Print 60 comment(s) - last by nxjwfgwe.. on Jun 3 at 7:51 AM

UPS CV-23 prototype (built by Isuzu/Utilimaster)  (Source: UPS)
"What can green... err brown do for you?"

When much of your operating expenses include fuel to power your delivery vehicles, achieving the maximum fuel economy is always a mission that UPS takes very seriously. The company in the past has looked to hybrid technology that paired an electric motor and batteries with a traditional turbodiesel engine.

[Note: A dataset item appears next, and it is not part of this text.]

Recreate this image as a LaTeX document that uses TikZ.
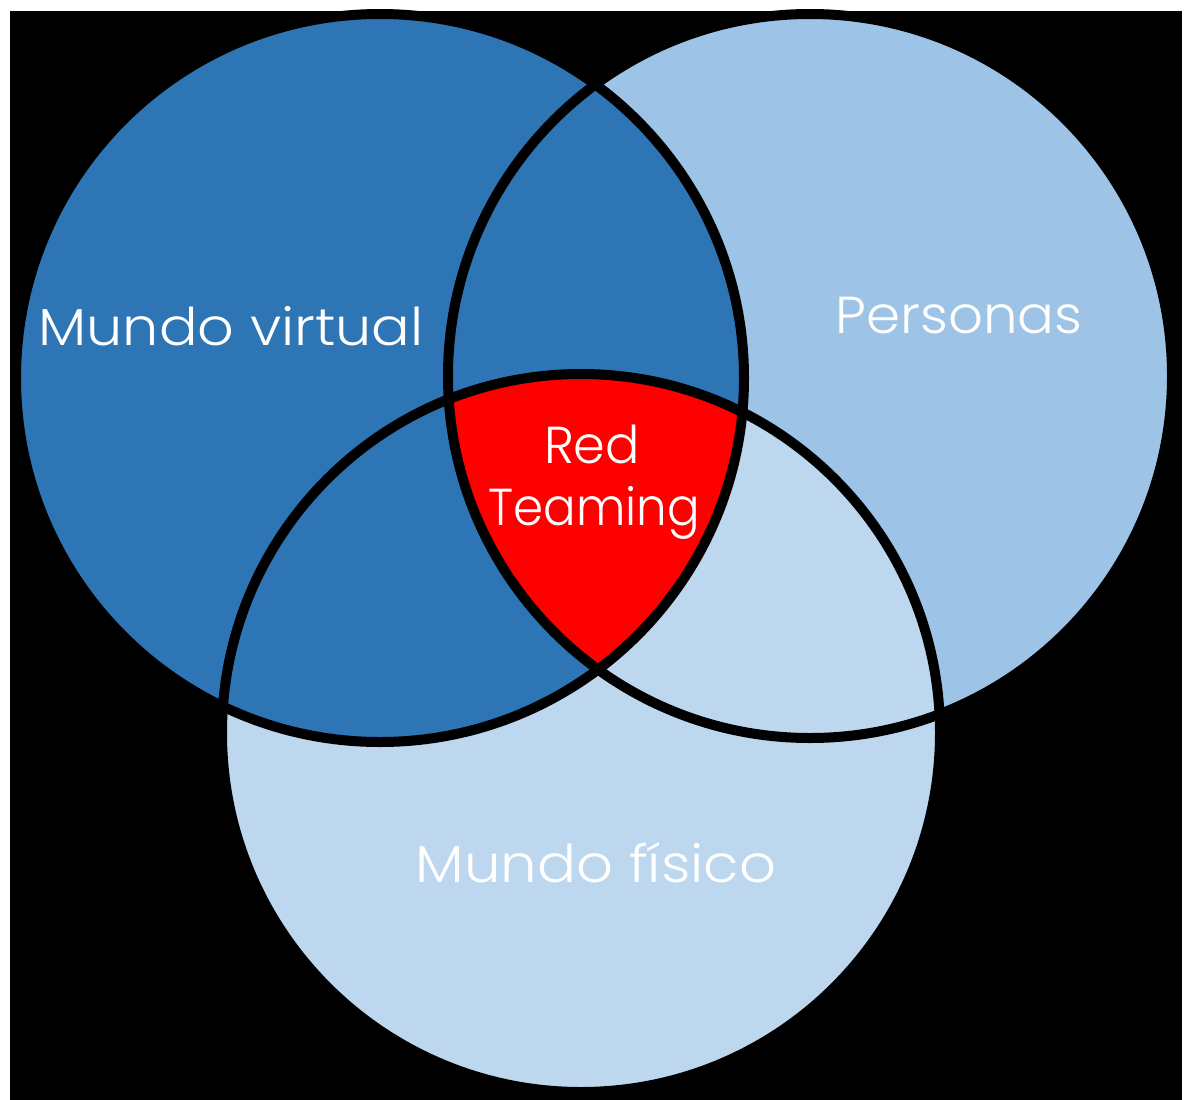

This time around, however, UPS is going a much simpler route with a prototype CV-23 delivery truck that is 1,000 pounds lighter than its conventional P70 counterpart according to Jalopnik (the P70 weighs roughly 10,000 pounds). The huge weight savings has plenty of benefits when it comes to fuel efficiency.

First off, UPS is able to use a smaller, 150hp four-cylinder turbodiesel engine that is paired with a six-speed automatic transmission to achieve the same performance as conventional steel-bodied trucks (the P70 uses a 200hp engine according to GreenBiz). Secondly, the reduced weight and smaller engine means that fuel efficiency jumps a whopping 40 percent compared to the P70. UPS reckons that it will save about 84 million gallons of fuel annually as a result.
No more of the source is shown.